B. Defendant Short Mountain Trucking I
The plaintiffs’ punitive damage claim must also be dismissed as to Lawson’s employer, Short Mountain Trucking I. The plaintiffs’ claims against Short Mountain Trucking I are based on respondeat superior theory. (See DE 1-1). It is axiomatic in this case that because the Court dismisses the plaintiffs’ punitive damages claim against Lawson, the claim must also be dismissed against Short Mountain Trucking I. Turner, 442 F. Supp .2d at 387 (“The claims against Werner are based on a respondeat superior theory, and as the punitive damages claims against Arlandson are being dismissed, the punitive damages claims against Werner must be dismissed as well.”); see also Oaks, 2008 WL 2859021, at *4. As such, the defendants’ motion for partial summary judgment is also granted as to Short Mountain Trucking I.

IV. CONCLUSION
*3 The Plaintiff asserts that the “test at this stage of the proceeding is merely whether the Plaintiffs can offer any evidence by which a jury may conclude that the conduct of the Defendants amounted to gross negligence.” (DE 72 at 8 (emphasis added)). This is incorrect. “[T]he existence of a mere scintilla of evidence in support of the non-moving party’s position will not be sufficient.” Sutherland v. Mich. Dept. of Treasury, 344 F.3d 603, 613 (6th Cir. 2003) (citing Anderson v. Liberty Lobby, Inc., 477 U.S. 242, 251 (1986)). The nonmoving party must “go beyond the pleadings and by her own affidavits, or by the depositions, answers to interrogatories, and admissions on file, designate specific facts showing that there is a genuine issue for trial.” Celotex Corp. v. Catrett, 477 U.S. 317, 323 (1986).

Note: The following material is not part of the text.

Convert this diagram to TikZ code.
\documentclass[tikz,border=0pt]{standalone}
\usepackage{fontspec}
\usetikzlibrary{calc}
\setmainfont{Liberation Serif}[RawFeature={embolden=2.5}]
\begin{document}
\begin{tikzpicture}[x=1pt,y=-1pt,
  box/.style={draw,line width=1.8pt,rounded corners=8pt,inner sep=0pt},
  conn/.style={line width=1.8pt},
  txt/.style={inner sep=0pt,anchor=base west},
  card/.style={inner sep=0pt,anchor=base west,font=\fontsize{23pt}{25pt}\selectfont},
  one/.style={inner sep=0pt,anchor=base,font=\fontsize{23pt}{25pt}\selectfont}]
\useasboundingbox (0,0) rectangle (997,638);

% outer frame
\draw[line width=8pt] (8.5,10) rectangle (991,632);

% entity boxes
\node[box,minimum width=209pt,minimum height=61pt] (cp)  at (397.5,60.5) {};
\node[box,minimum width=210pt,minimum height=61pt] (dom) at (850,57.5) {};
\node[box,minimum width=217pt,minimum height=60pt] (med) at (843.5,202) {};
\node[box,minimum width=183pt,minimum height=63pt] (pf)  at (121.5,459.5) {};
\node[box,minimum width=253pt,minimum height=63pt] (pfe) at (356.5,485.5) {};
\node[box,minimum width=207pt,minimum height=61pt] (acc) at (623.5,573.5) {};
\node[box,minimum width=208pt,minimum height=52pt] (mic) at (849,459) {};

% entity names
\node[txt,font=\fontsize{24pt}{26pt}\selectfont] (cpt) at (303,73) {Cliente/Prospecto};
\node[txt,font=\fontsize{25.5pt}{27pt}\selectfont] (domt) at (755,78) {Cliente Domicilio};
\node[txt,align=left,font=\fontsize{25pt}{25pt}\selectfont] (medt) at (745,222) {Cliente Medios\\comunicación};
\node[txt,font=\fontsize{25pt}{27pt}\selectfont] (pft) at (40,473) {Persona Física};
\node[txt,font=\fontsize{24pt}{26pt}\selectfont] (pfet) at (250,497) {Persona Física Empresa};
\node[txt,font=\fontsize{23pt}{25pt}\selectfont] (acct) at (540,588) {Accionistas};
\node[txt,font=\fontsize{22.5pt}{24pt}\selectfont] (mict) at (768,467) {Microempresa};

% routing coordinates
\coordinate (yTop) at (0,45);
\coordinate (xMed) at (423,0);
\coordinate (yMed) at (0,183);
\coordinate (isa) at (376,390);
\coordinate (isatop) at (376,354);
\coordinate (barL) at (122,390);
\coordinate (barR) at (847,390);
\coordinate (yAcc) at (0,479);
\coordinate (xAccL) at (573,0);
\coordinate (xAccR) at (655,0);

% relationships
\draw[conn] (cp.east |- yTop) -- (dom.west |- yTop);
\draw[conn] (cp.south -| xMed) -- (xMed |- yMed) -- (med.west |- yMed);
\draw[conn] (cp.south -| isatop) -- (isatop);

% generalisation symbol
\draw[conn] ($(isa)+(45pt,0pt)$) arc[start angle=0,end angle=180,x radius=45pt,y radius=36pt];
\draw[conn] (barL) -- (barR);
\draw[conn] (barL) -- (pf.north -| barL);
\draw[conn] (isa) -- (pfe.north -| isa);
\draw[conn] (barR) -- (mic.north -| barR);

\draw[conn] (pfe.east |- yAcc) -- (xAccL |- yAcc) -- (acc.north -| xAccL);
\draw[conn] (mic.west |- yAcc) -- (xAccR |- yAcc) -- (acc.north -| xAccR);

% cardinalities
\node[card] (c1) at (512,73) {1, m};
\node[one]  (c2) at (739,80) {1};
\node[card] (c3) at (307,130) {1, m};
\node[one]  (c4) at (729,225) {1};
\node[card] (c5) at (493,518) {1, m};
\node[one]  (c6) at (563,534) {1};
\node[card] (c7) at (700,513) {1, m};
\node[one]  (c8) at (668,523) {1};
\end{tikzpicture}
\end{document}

Here, the plaintiffs assert that Lawson’s running a red light is sufficient to establish gross negligence, opening the door to punitive damages. This too, however, is incorrect: running a red light is insufficient to establish gross negligence as a matter of law. Oaks v. Wiley Sanders Truck Lines, Inc., 2008 WL 2859021, at *3 (E.D. Ky. July 22, 2008). Accordingly,

IT IS ORDERED that the defendants’ Motion for Partial Summary Judgment, (DE 71), is GRANTED, and the plaintiffs’ claims for punitive damages against Defendants Lawson and Short Mountain Trucking I are DISMISSED WITH PREJUDICE.

All Citations
Slip Copy, 2018 WL 5023328

Footnotes

1
Kinney—which the plaintiffs cite as favoring a finding of gross negligence that would support a punitive damages claim—actually held that a driver’s “traveling at a possible speed of ten miles per hour in excess of the posted speed limit and failing to complete a pass before entering a no-passing zone constitute[s] nothing more than ordinary negligence.” Kinney v. Butcher, 131 S.W.3d 357, 359 (Ky. 2004).